Sejumlah anggota DPR menghadiri Rapat Paripurna DPR, di Kompleks Parlemen, Senayan, Jakarta, Selasa (16/7). /Antara Foto

Ide menghidupkan kembali Garis Besar Haluan Negara (GBHN) perlu ditolak. Menurut peneliti Pusat Studi Hukum dan Kebijakan (PSHK) Indonesia Agil Oktaryal, ide menghidupkan kembali GBHN berbahaya jika direalisasikan. 

Agil menyebut ada sejumlah argumentasi yang bisa digunakan untuk menolak wacana tersebut diwujudkan. Pertama, kebangkitan GBHN potensial merusak sistem presidensial yang berkembang dan terus dimatangkan pada era Reformasi.

"Jika GBHN kembali dihidupkan, pendulum sistem pemerintahan akan bergerak kembali ke arah parlementer dan merusak sistem yang sudah dibangun selama ini," ujar Agil dalam diskusi bertajuk 'Amandemen Konstitusi, Kepentingan Rakyat atau Berebut Kuasa?' di Upnormal Wahid Hasyim, Jakarta Pusat, Kamis (14/8). 

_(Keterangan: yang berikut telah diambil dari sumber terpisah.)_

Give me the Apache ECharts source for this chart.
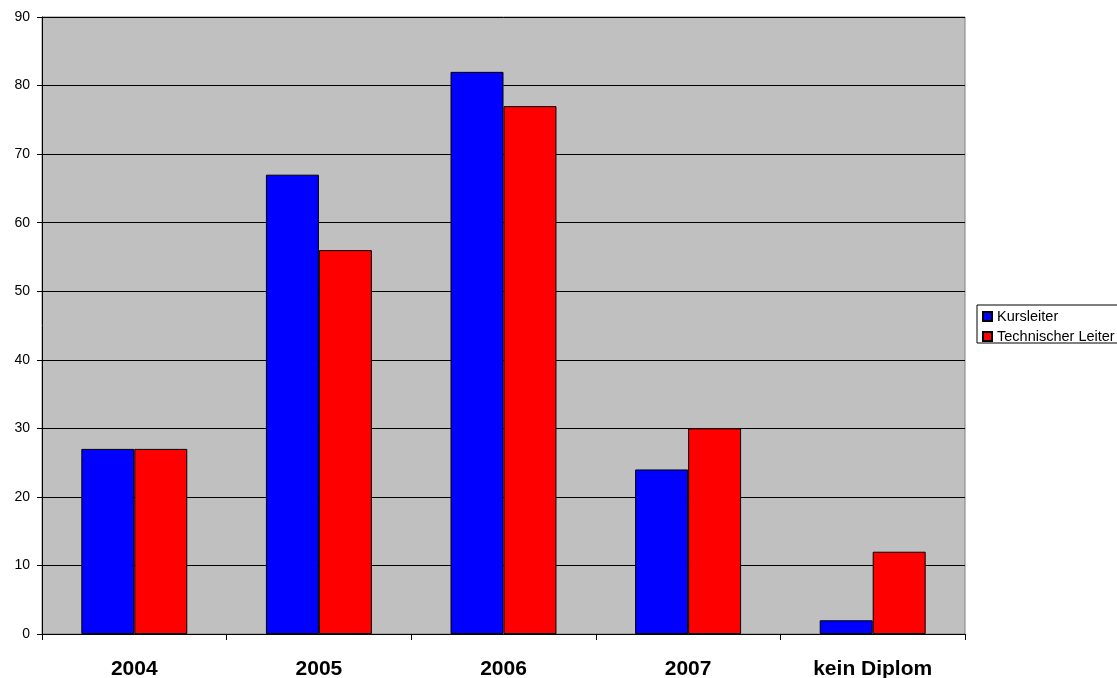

Dalam naskah asli UUD 1945, GBHN disebut di sejumlah pasal. Pada Pasal 3 misalnya, disebutkan bahwa 'Majelis Permusyawaratan Rakyat (MPR) bisa memberhentikan presiden apabila presiden tidak melaksanakan GBHN.' 

Menurut Agil, kebangkitan GBHN bakal menjadi upaya melawan arus sejarah. "Penghapusan GBHN dalam UUD 1945 bukan tanpa alasan. Apabila tidak belajar dari sejarah dengan membangkitkan GBHN, maka peluang pengulangan sejarah melalui pemakzulan presiden besar kemungkinan bisa terjadi lagi," kata dia.